I’m Listening (I Swear) -Claire
You know the term “in one ear and out the other”? That pretty much sums up my experience with metaphysics so far. I’ve been trying to listen in class and retain information, but for what might be the first time ever, my brain seems to be rejecting what it is hearing.
I mean, even with math I could sit down and slowly comprehend what I was learning, but metaphysics? *see gif above*
Because of this, I’m finding it difficult to not only study a particular topic, but to understand and truly delve into it. Hence, my last post on the vague “do we exist.”
Discussing this with my classmates was embarrassing, so I mostly mumbled a lot and asked them to go ahead and share their own topic. My first group was with Katie, Emma F and Pourchista, and we had what I think was a pretty successful discussion. This started with talking about Westworld, a show that both Emma and Pourchista have been watching and drawing inspiration from. This then led to conversation about artificial intelligence, and whether or not they deserve the same rights as humans if they, like humans, can think for themselves, have memories and feel emotions, for is that not what we describe the “self” as? In that case, can robots be Beings? Typically you would think of anything that is not human to be being with a lower case ‘b,’ but in the case of artificial intelligence being just like humans, is that not a possibility? Does your brain hurt yet, because mine does. Katie, on the other hand, was trying to understand what emotions are which, once again, kind of made my brain explode. How can we know we are Being if we are basing that off of things such as feeling emotion when we cannot fully explain what emotions are?
Emma also brought up the idea of “having your own voice,” and questioned whether or not we do. It’s interesting, because our thoughts and opinions are without a doubt influenced from many different factors, but Emma and I talked a bit about art and how that creative expression can come from an individual and just that one person. If I am writing a song about something I have experienced because I feel isolated by that experience and I want to share how it has made me feel from my point of view, the only person I can draw from in order to do that is myself. How does this relate to what I was talking about? I don’t know. I thought I would share it anyway because it was this AHA discovery.
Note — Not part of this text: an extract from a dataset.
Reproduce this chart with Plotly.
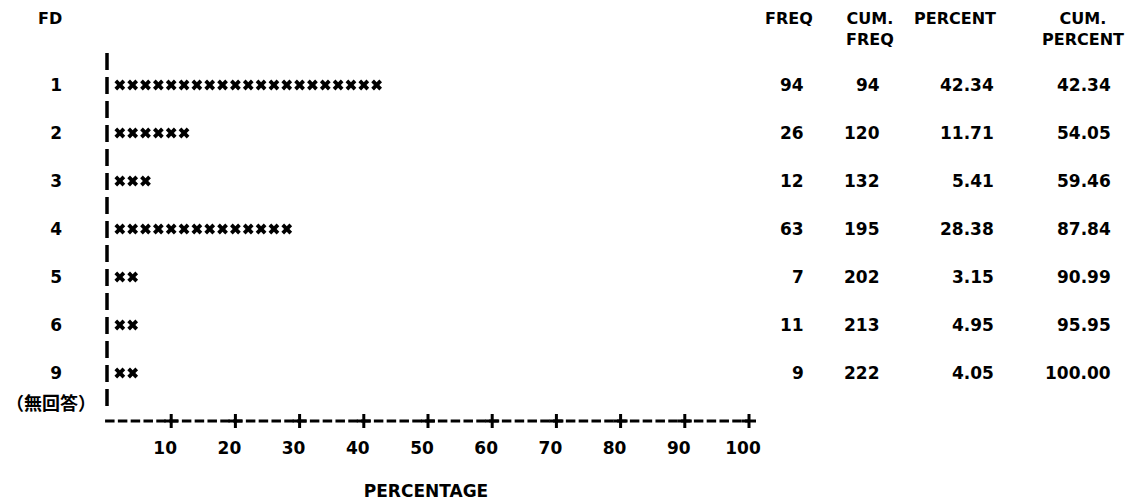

My next group was with Ben, Lyle, Emma J and Jason. When sharing my topic (existence…why…) Ben asked me whether I thought sociopaths were capable of Being. *insert record scratch* It’s something I’m still thinking about and trying to come up with words that make sense to give an answer. I don’t have one yet. Still, it was really cool to hear some of the other topics my classmates had come up with and how much they had all looked into it. At random times, I will suddenly start thinking about things like astral projection and the dream verse and whether or not we are destined to live our own life which is bizarre and kind of wonderful at the same time. I kind of think that’s what philosophy is.